それからもコナンは仲間たちと冒険を続け、多くの勝利を収め、やがて西の地で一国の王となりました。
めでたしめでたし!
どうだろうか?
暑さは吹き飛んだだろうか?
むしろ、意識が吹き飛んだだろうか?
若いシュワちゃんのピチピチの肉体を楽しむだけといった風情の本作。
確かに、作品の八割はそれで成り立っているといっても過言ではない。
それを証明するかのように、都合三回もシュワちゃんの濡れ場が出てくるのも、特筆すべき点だ。
だがそれだけではない。
ヒロイックファンタジーの王道を概ね失念しない、胸が熱くなる展開も多くある。
例えばこうだ。
タルサに殺された恋人のヴァレリアを火葬するシーン。
煌々と燃え上がる炎をまんじりともせずに見つめるコナンだが、少し離れた場所でサボタイが涙を流している。

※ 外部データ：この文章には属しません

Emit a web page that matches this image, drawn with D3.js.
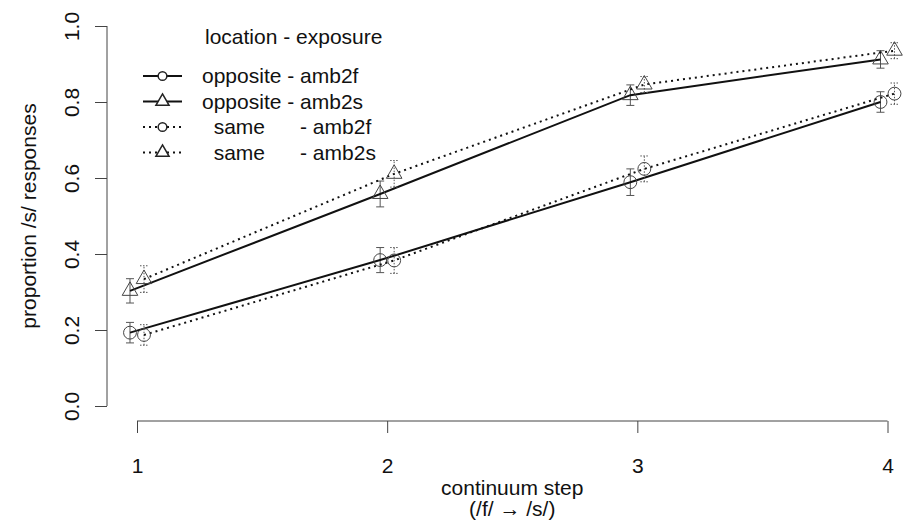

魔法使いが、「なぜお前が泣く?」と聞くと、サボタイはこう答える。
「コナンはキンメル族だ。やつは泣かない。だから俺が代わりに泣く!」
共に死線をくぐり抜けた仲間でなければ、決して吐くことは許されない台詞だ!
あるいは、そのヴァレリアが甦ってコナンを助ける演出も奮っている。
生前彼女は、「アタイが死んでも地獄から甦ってコナンに加勢する」と言っていた。
その言葉通り、コナンのピンチに輝く一閃を放ち、敵の攻撃を止める。
死んだ彼女が生き返って助けてくれるとか、都合のいいファンタジーと思われるかも知れない。
しかし、彼女の助けはこのほんの一太刀だけだ。
唖然とするコナンに、「ふふ、命が惜しいの?」と憎まれ口を叩くと、次の瞬間にはもう消えている。
粋!!
なんと粋な演出だろう。
これが昨今の、感動の押し売り系の作品であったなら、もっとクドイ演出になっていたに違いない。
しかしこうして、一瞬のキラキラカットインにすることによって、その印象はより鮮烈になる。

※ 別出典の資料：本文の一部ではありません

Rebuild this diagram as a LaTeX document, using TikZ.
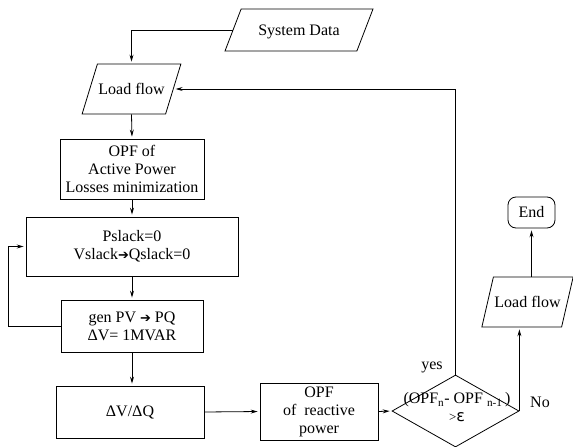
\documentclass[tikz,border=0pt]{standalone}
\usepackage{fontspec}
\setmainfont{Liberation Serif}
\newfontfamily\symfont{DejaVu Sans}
\usetikzlibrary{shapes.geometric, arrows.meta}

\begin{document}
\begin{tikzpicture}[x=1pt, y=-1pt, font=\fontsize{16}{18}\selectfont,
  io/.style={trapezium, trapezium left angle=73, trapezium right angle=107, trapezium stretches body, draw, line width=.8pt, inner xsep=1pt, inner ysep=0pt},
  box/.style={rectangle, draw, line width=.8pt, align=center, inner sep=1pt},
  dec/.style={diamond, draw, line width=.8pt, inner sep=0pt},
  line/.style={line width=.8pt, shorten >=2pt, -{Stealth[length=7pt, width=4pt, inset=2.5pt]}}]
  \useasboundingbox (0,0) rectangle (573,447);

  \node[io, minimum width=148pt, text height=26.3pt, text depth=15.7pt, trapezium left angle=69, trapezium right angle=111] (sd) at (299,30) {System Data};
  \node[io, minimum width=97pt, text height=30.3pt, text depth=19.7pt] (lf1) at (131.5,89) {Load flow};
  \node[box, minimum width=144pt, minimum height=60pt] (opf1) at (132,169) {OPF of\\Active Power\\Losses minimization};
  \node[box, minimum width=212pt, minimum height=59pt] (ps) at (132,246.5) {Pslack=0\\Vslack{\symfont\fontsize{13}{18}\selectfont ➔}Qslack=0};
  \node[box, minimum width=142pt, minimum height=52pt] (gen) at (132,326) {gen PV {\symfont\fontsize{13}{18}\selectfont ➔} PQ\\ΔV= 1MVAR};
  \node[box, minimum width=148pt, minimum height=52pt] (dvq) at (130,412) {ΔV/ΔQ};
  \node[box, minimum width=118pt, minimum height=57pt] (opf2) at (319,411.5) {OPF\\of~ reactive\\power};
  \node[dec, minimum width=127pt, minimum height=72pt] (test) at (455.5,411) {};
  \node[align=center, inner sep=0pt] (testtxt) at (457,407) {(OPF\textsubscript{n}- OPF \textsubscript{n-1}\,)\\{\fontsize{13}{18}\selectfont >}{\symfont ε}};
  \node[io, minimum width=91pt, text height=30.3pt, text depth=19.7pt, trapezium left angle=77, trapezium right angle=103] (lf2) at (527.5,302) {Load flow};
  \node[box, rounded corners=8pt, minimum width=47pt, minimum height=31pt] (fin) at (531.5,212.5) {End};

  \node (yes) at (432,367) {yes};
  \node (no) at (540,402) {No};

  \draw[line] (sd.west) -| (lf1.north);
  \draw[line] (lf1.south) -- (opf1.north);
  \draw[line] (opf1.south) -- (ps.north);
  \draw[line] (ps.south) -- (gen.north);
  \draw[line] (gen.west) -- ++(-52,0) |- (ps.west);
  \draw[line] (gen.south) -- (gen.south |- dvq.north);
  \draw[line] (dvq.east) -- (opf2.west);
  \draw[line] (opf2.east) -- (test.west);
  \draw[line] (test.north) |- (lf1.east);
  \draw[line] (test.east) -- (test.east |- lf2.south);
  \draw[line] (fin.south |- lf2.north) -- (fin.south);
\end{tikzpicture}
\end{document}
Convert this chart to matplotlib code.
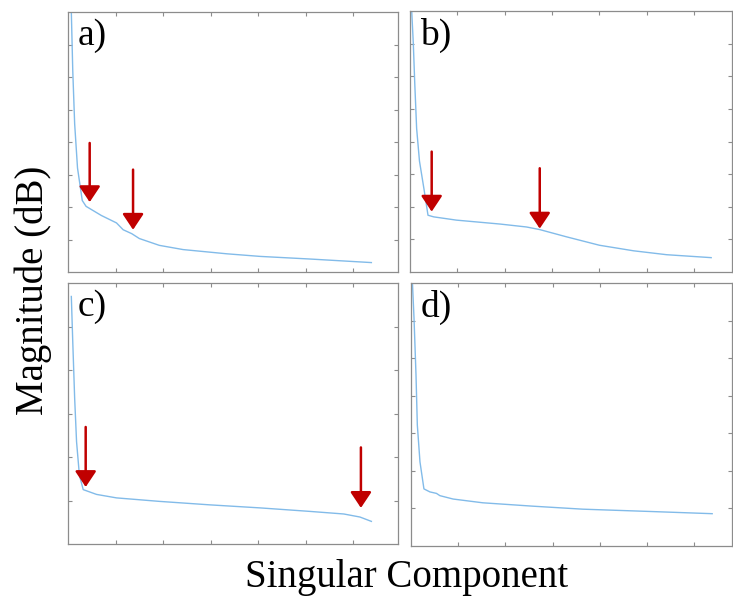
import matplotlib
matplotlib.use('Agg')
import matplotlib.pyplot as plt

plt.rcParams['font.family'] = ['Liberation Serif', 'DejaVu Serif']

# Singular value curves (component index, magnitude in dB)
a_x = [1, 3.5, 5, 7, 10, 15, 19, 35, 51, 58, 67, 75, 96, 121, 167, 202, 254, 319]
a_y = [95, 80, 62, 45.6, 32, 22, 20.2, 17.4, 15.1, 13.0, 11.8, 10.3, 8.2, 6.9, 5.6, 4.8, 4.0, 2.9]

b_x = [1, 1.8, 3.5, 5, 7, 10, 15, 19, 25, 49, 95, 123, 137, 165, 200, 236, 271, 318]
b_y = [86, 80, 70, 58, 44, 34, 25, 17.4, 16.9, 15.9, 14.7, 13.8, 13.0, 10.8, 8.2, 6.5, 5.3, 4.4]

c_x = [3.5, 5, 7, 9, 12, 16, 30, 51, 96, 149, 202, 254, 290, 307, 319]
c_y = [56.9, 46.5, 33.5, 23.5, 15.8, 12.5, 11.4, 10.6, 9.8, 9.0, 8.3, 7.5, 6.9, 6.2, 5.2]

d_x = [1, 3.2, 5.3, 6.7, 9.5, 13.7, 20, 27, 30.6, 44.6, 76, 129, 182, 252, 319]
d_y = [73, 60.6, 45.5, 32.2, 22.4, 15.2, 14.4, 14.0, 13.4, 12.5, 11.5, 10.6, 9.8, 9.2, 8.6]

# Red arrows: (x, tail y, tip y)
a_arrows = [(22.8, 39.7, 21.5), (68.4, 31.5, 13.0)]
b_arrows = [(22.9, 36.9, 18.5), (137, 31.8, 13.3)]
c_arrows = [(18.6, 26.9, 13.1), (308, 22.2, 8.3)]
d_arrows = []

panel_labels = ['a)', 'b)', 'c)', 'd)']
y_limits = [80, 80, 60, 70]
x_limits = [347, 340, 347, 340]

W, H = 733, 596
# axes rectangles in pixels: left, top, right, bottom
rects = [(68, 12, 398, 272), (410, 11, 732, 272),
         (68, 283, 398, 544), (411, 283, 732, 546)]

line_color = '#82bbe9'
arrow_color = '#c00000'
frame_color = '#8c8c8c'

fig = plt.figure(figsize=(W / 100, H / 100), dpi=100)

curves = [(a_x, a_y), (b_x, b_y), (c_x, c_y), (d_x, d_y)]
arrows = [a_arrows, b_arrows, c_arrows, d_arrows]

for i in range(4):
    l, t, r, b = rects[i]
    ax = fig.add_axes([l / W, 1 - b / H, (r - l) / W, (b - t) / H])
    xs, ys = curves[i]
    ax.plot(xs, ys, color=line_color, lw=1.0)
    ax.set_xlim(0, x_limits[i])
    ax.set_ylim(0, y_limits[i])
    ax.set_xticks(range(50, x_limits[i], 50))
    ax.set_yticks(range(10, y_limits[i], 10))
    ax.tick_params(direction='in', length=3, width=0.8, color=frame_color,
                   top=True, right=True, labelbottom=False, labelleft=False)
    for s in ax.spines.values():
        s.set_color(frame_color)
        s.set_linewidth(0.9)

    for x, y0, y1 in arrows[i]:
        ax.annotate('', xy=(x, y1), xytext=(x, y0),
                    arrowprops=dict(arrowstyle='-|>,head_length=0.42,head_width=0.28',
                                    color=arrow_color, lw=1.8,
                                    mutation_scale=23, shrinkA=0, shrinkB=0))

    ax.text(0.03, 0.975, panel_labels[i], transform=ax.transAxes,
            fontsize=27, va='top', ha='left')

fig.text(33 / W, 1 - 290 / H, 'Magnitude (dB)', rotation=90,
         fontsize=28, ha='center', va='center')
fig.text(407 / W, 1 - 578 / H, 'Singular Component',
         fontsize=28, ha='center', va='center')

fig.savefig('out.png', dpi=100)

まあ、ぶっちゃけ、ストーリーとしては、「ちょっと何言ってるか分からない」という部分がないでもないというか、かなり多々あったことは否めない。
教団の秘宝とされる宝石も、意味ありげなだけで全く意味がなかったし、タルサとコナンが鋼の謎が云々言っていたが、結局謎は謎のまま放置だし。
あと当時、俳優デビューしたてのシュワちゃんの大根っぷりに批判が殺到したらしいというのは、内緒の秘密だ。
しかし、それらの欠点を補って余りあるどころでない魅力と筋肉量が、本作には溢れている!
見て分かる通り、俺のレビューも夏に負けじと熱くなるほどだ!
そんなわけでこの夏、日本に必要なコナンは、名探偵でもなければ未来少年でもなく、ザ・グレートである!